# [SHORT EXERCISE]
For the entries below, copy exactly the line that contains "Generate a Python" through the line that contains "ages = np.arange(0, 155, 5)", both ends included, and exclude all pictures.

========

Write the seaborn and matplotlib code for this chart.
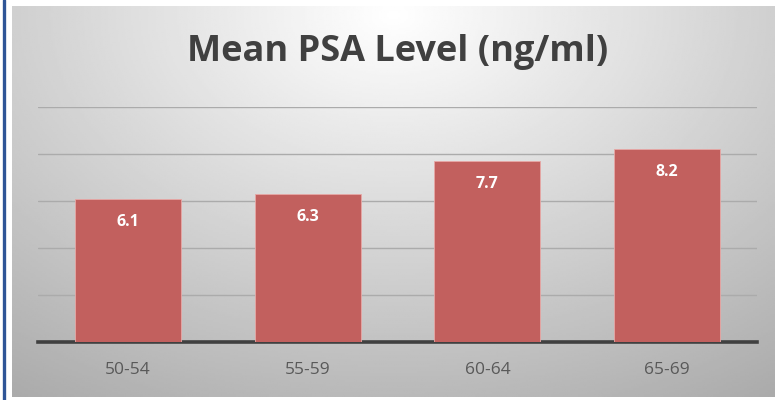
import numpy as np
import pandas as pd
import matplotlib
matplotlib.use('Agg')
import matplotlib.pyplot as plt
import seaborn as sns

# data
age_groups = ['50-54', '55-59', '60-64', '65-69']
mean_psa = [6.1, 6.3, 7.7, 8.2]
y_ticks = [0, 2, 4, 6, 8, 10]

W, H = 775, 400
sns.set_style('white')
plt.rcParams['font.family'] = ['Open Sans', 'DejaVu Sans']

fig = plt.figure(figsize=(W / 100, H / 100), dpi=100)
fig.patch.set_facecolor('white')

# radial gray gradient background
bg = fig.add_axes([12 / W, 3 / H, (W - 12) / W, (H - 9) / H])
bg.set_axis_off()
yy, xx = np.mgrid[0:1:200j, 0:1:400j]
r = np.sqrt(((xx - 0.5) / 0.75) ** 2 + ((yy - 0.02) / 1.0) ** 2)
shade = np.clip(1.0 - 0.28 * r, 0, 1)
bg.imshow(shade, cmap='gray', vmin=0, vmax=1, aspect='auto',
          extent=[0, 1, 0, 1], origin='upper')

# blue frame line on the left
fig.add_artist(plt.Line2D([3.5 / W, 3.5 / W], [0, 1], color='#2F5597',
                          lw=2.4, transform=fig.transFigure))

df = pd.DataFrame({'age': age_groups, 'psa': mean_psa})
ax = fig.add_axes([38 / W, 1 - 342 / H, (757 - 38) / W, (342 - 107) / H])
ax.patch.set_alpha(0)
sns.barplot(data=df, x='age', y='psa', color='#C2605E', width=0.59,
            saturation=1, edgecolor='#E8A8A6', linewidth=0.6, ax=ax, zorder=3)

ax.set_ylim(0, 10)
ax.set_yticks(y_ticks)
ax.yaxis.grid(True, color='#ABABAB', lw=1, zorder=0)
ax.set_axisbelow(True)
ax.tick_params(axis='y', left=False, labelleft=False)
ax.tick_params(axis='x', bottom=False, labelsize=12.5, labelcolor='#595959', pad=11)
for s in ['left', 'right', 'top']:
    ax.spines[s].set_visible(False)
ax.spines['bottom'].set_color('#404040')
ax.spines['bottom'].set_linewidth(2.6)
ax.set_xlabel('')
ax.set_ylabel('')

for i, v in enumerate(mean_psa):
    ax.annotate(f'{v}', (i, v), xytext=(0, -23), textcoords='offset pixels',
                ha='center', va='center', color='white', fontsize=11.5,
                fontweight='bold', zorder=5)

fig.text(397.5 / W, 1 - 52 / H, 'Mean PSA Level (ng/ml)', ha='center',
         va='center', fontsize=26, fontweight='bold', color='#404040')

fig.savefig('out.png', dpi=100)
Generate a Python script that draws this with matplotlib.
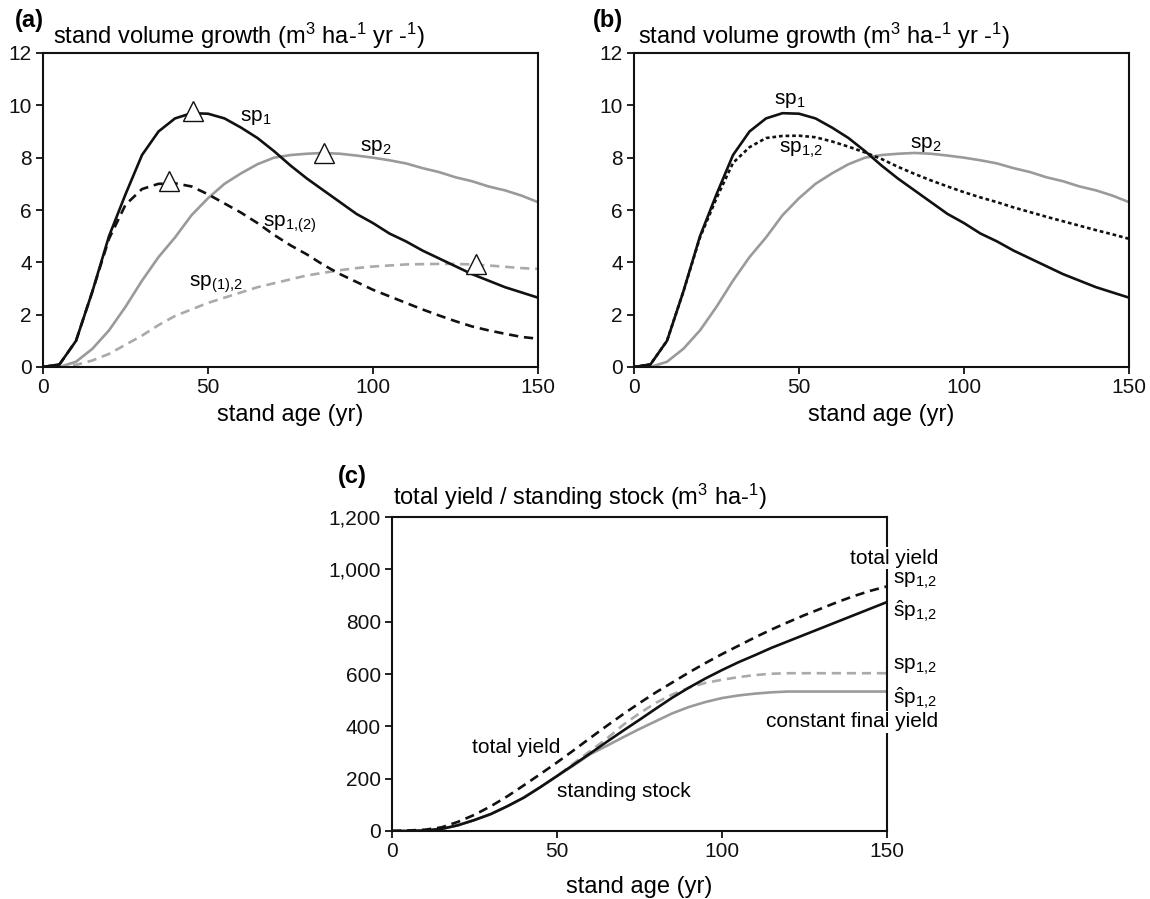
import numpy as np
import matplotlib
matplotlib.use("Agg")
import matplotlib.pyplot as plt
from matplotlib.ticker import FuncFormatter

plt.rcParams["font.family"] = ["Liberation Sans", "DejaVu Sans"]
plt.rcParams["mathtext.fontset"] = "custom"
plt.rcParams["mathtext.rm"] = "Liberation Sans"
plt.rcParams["mathtext.it"] = "Liberation Sans:italic"
plt.rcParams["mathtext.bf"] = "Liberation Sans:bold"

# ---- data ----
ages = np.arange(0, 155, 5)

# stand volume growth (m3/ha/yr)
sp1 = [0, 0.1, 1.0, 2.9, 5.0, 6.6, 8.1, 9.0, 9.5, 9.7, 9.68, 9.5, 9.15, 8.75, 8.25, 7.7,
       7.2, 6.75, 6.3, 5.85, 5.5, 5.1, 4.8, 4.45, 4.15, 3.85, 3.55, 3.3, 3.05, 2.85, 2.65]
sp2 = [0, 0.0, 0.2, 0.7, 1.4, 2.3, 3.3, 4.2, 4.95, 5.8, 6.45, 7.0, 7.4, 7.75, 8.0, 8.1,
       8.15, 8.18, 8.15, 8.08, 8.0, 7.9, 7.78, 7.6, 7.45, 7.25, 7.1, 6.9, 6.75, 6.55, 6.3]
sp1_in_mix = [0, 0.1, 1.0, 2.9, 4.9, 6.2, 6.8, 7.0, 7.02, 6.9, 6.6, 6.25, 5.9, 5.5, 5.05, 4.65,
              4.3, 3.9, 3.55, 3.25, 2.95, 2.7, 2.45, 2.2, 1.97, 1.75, 1.55, 1.4, 1.27, 1.15, 1.08]
sp2_in_mix = [0, 0, 0.08, 0.25, 0.5, 0.85, 1.2, 1.6, 1.95, 2.2, 2.45, 2.65, 2.85, 3.05, 3.2, 3.35,
              3.5, 3.6, 3.7, 3.78, 3.84, 3.88, 3.92, 3.93, 3.94, 3.94, 3.92, 3.88, 3.83, 3.78, 3.75]
mix = [0, 0.1, 1.0, 2.9, 4.95, 6.45, 7.8, 8.4, 8.75, 8.83, 8.84, 8.78, 8.62, 8.42, 8.2, 7.95,
       7.65, 7.38, 7.13, 6.9, 6.68, 6.48, 6.3, 6.1, 5.92, 5.74, 5.57, 5.4, 5.23, 5.07, 4.9]

# culmination points (age, growth)
peak_age = [45.6, 38.3, 85.3, 131.2]
peak_val = [9.8, 7.12, 8.17, 3.94]

# total yield / standing stock (m3/ha)
ty_const = [0, 2, 5, 14, 35, 62, 95, 133, 175, 218, 262, 308, 355, 401, 446, 489,
            530, 568, 606, 642, 676, 708, 740, 770, 798, 825, 850, 875, 898, 918, 935]
ss_const = [0, 0, 2, 8, 22, 42, 65, 95, 128, 168, 210, 253, 296, 340, 383, 425,
            468, 510, 548, 583, 615, 645, 672, 700, 725, 750, 775, 800, 825, 850, 875]
ty_final = [0, 0, 2, 8, 22, 42, 65, 95, 128, 168, 210, 258, 305, 352, 405, 450,
            490, 522, 548, 566, 578, 588, 596, 601, 603, 603, 603, 603, 603, 603, 603]
ss_final = [0, 0, 2, 8, 22, 42, 65, 95, 128, 168, 210, 250, 293, 325, 358, 390,
            420, 450, 474, 493, 508, 518, 525, 530, 533, 533, 533, 533, 533, 533, 533]

# right-hand labels of panel (c)
end_label_y = [955, 840, 628, 508]
end_label_txt = [r"sp$_{1{,}2}$", r"$\hat{\mathrm{s}}\mathrm{p}_{1{,}2}$",
                 r"sp$_{1{,}2}$", r"$\hat{\mathrm{s}}\mathrm{p}_{1{,}2}$"]

BLACK = "#111111"
GRAY = "#9a9a9a"
LGRAY = "#aaaaaa"
LW = 1.9
TICK_FS = 15
LAB_FS = 17
CURVE_FS = 15

fig = plt.figure(figsize=(11.5, 8.99), dpi=100)
ax_a = fig.add_axes([43 / 1150, 1 - 367 / 899, 495 / 1150, 314 / 899])
ax_b = fig.add_axes([634 / 1150, 1 - 367 / 899, 495 / 1150, 314 / 899])
ax_c = fig.add_axes([392 / 1150, 1 - 831 / 899, 495 / 1150, 314 / 899])


def style(ax, ymax, ystep):
    ax.set_xlim(0, 150)
    ax.set_ylim(0, ymax)
    ax.set_xticks([0, 50, 100, 150])
    ax.set_yticks(np.arange(0, ymax + 1, ystep))
    for s in ax.spines.values():
        s.set_linewidth(1.5)
        s.set_color(BLACK)
    ax.tick_params(direction="out", length=5, width=1.3, labelsize=TICK_FS, pad=3,
                   colors=BLACK)


# ---- (a) ----
ax = ax_a
ax.plot(ages, sp2, color=GRAY, lw=LW)
ax.plot(ages, sp2_in_mix, color=LGRAY, lw=LW, dashes=(3.5, 2.2))
ax.plot(ages, sp1_in_mix, color=BLACK, lw=LW, dashes=(3.5, 2.2))
ax.plot(ages, sp1, color=BLACK, lw=LW)
ax.plot(peak_age, peak_val, ls="none", marker="^", ms=14, mfc="white", mec=BLACK, mew=1.0,
        zorder=5)
style(ax, 12, 2)
ax.set_xlabel("stand age (yr)", fontsize=LAB_FS, labelpad=5)
ax.text(64.4, 9.55, r"sp$_1$", fontsize=CURVE_FS, ha="center", va="center")
ax.text(101, 8.4, r"sp$_2$", fontsize=CURVE_FS, ha="center", va="center")
ax.text(74.7, 5.45, r"sp$_{1{,}(2)}$", fontsize=CURVE_FS, ha="center", va="center")
ax.text(52.5, 3.15, r"sp$_{(1){,}2}$", fontsize=CURVE_FS, ha="center", va="center")
fig.text(15 / 1150, 1 - 21 / 899, "(a)", fontsize=17, fontweight="bold", va="center")
fig.text(53 / 1150, 1 - 36 / 899, r"stand volume growth (m$^3$ ha-$^1$ yr -$^1$)",
         fontsize=LAB_FS, va="center")

# ---- (b) ----
ax = ax_b
ax.plot(ages, sp2, color=GRAY, lw=LW)
ax.plot(ages, mix, color=BLACK, lw=LW, dashes=(1.4, 1.1))
ax.plot(ages, sp1, color=BLACK, lw=LW)
style(ax, 12, 2)
ax.set_xlabel("stand age (yr)", fontsize=LAB_FS, labelpad=5)
ax.text(47.2, 10.2, r"sp$_1$", fontsize=CURVE_FS, ha="center", va="center")
ax.text(50.6, 8.3, r"sp$_{1{,}2}$", fontsize=CURVE_FS, ha="center", va="center")
ax.text(88.3, 8.5, r"sp$_2$", fontsize=CURVE_FS, ha="center", va="center")
fig.text(593 / 1150, 1 - 21 / 899, "(b)", fontsize=17, fontweight="bold", va="center")
fig.text(638 / 1150, 1 - 36 / 899, r"stand volume growth (m$^3$ ha-$^1$ yr -$^1$)",
         fontsize=LAB_FS, va="center")

# ---- (c) ----
ax = ax_c
ax.plot(ages, ss_final, color=GRAY, lw=LW)
ax.plot(ages, ty_final, color=LGRAY, lw=LW, dashes=(3.5, 2.2))
ax.plot(ages, ss_const, color=BLACK, lw=LW)
ax.plot(ages, ty_const, color=BLACK, lw=LW, dashes=(3.5, 2.2))
style(ax, 1200, 200)
ax.yaxis.set_major_formatter(FuncFormatter(lambda v, p: f"{int(v):,}"))
ax.set_xlabel("stand age (yr)", fontsize=LAB_FS, labelpad=11)
ax.text(51, 318, "total yield", fontsize=CURVE_FS, ha="right", va="center")
ax.text(50, 150, "standing stock", fontsize=CURVE_FS, ha="left", va="center")
bb = dict(facecolor="white", edgecolor="none", pad=1)
ax.text(165.5, 1043, "total yield", fontsize=CURVE_FS, ha="right", va="center", bbox=bb)
ax.text(165.5, 418, "constant final yield", fontsize=CURVE_FS, ha="right", va="center",
        bbox=bb)
for y, txt in zip(end_label_y, end_label_txt):
    ax.text(151.8, y, txt, fontsize=CURVE_FS, ha="left", va="center")
fig.text(338 / 1150, 1 - 477 / 899, "(c)", fontsize=17, fontweight="bold", va="center")
fig.text(393 / 1150, 1 - 497 / 899, r"total yield / standing stock (m$^3$ ha-$^1$)",
         fontsize=LAB_FS, va="center")

fig.savefig("out.png", dpi=100)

========

# [FINAL ANSWER]
Generate a Python script that draws this with matplotlib.
import numpy as np
import matplotlib
matplotlib.use("Agg")
import matplotlib.pyplot as plt
from matplotlib.ticker import FuncFormatter

plt.rcParams["font.family"] = ["Liberation Sans", "DejaVu Sans"]
plt.rcParams["mathtext.fontset"] = "custom"
plt.rcParams["mathtext.rm"] = "Liberation Sans"
plt.rcParams["mathtext.it"] = "Liberation Sans:italic"
plt.rcParams["mathtext.bf"] = "Liberation Sans:bold"

# ---- data ----
ages = np.arange(0, 155, 5)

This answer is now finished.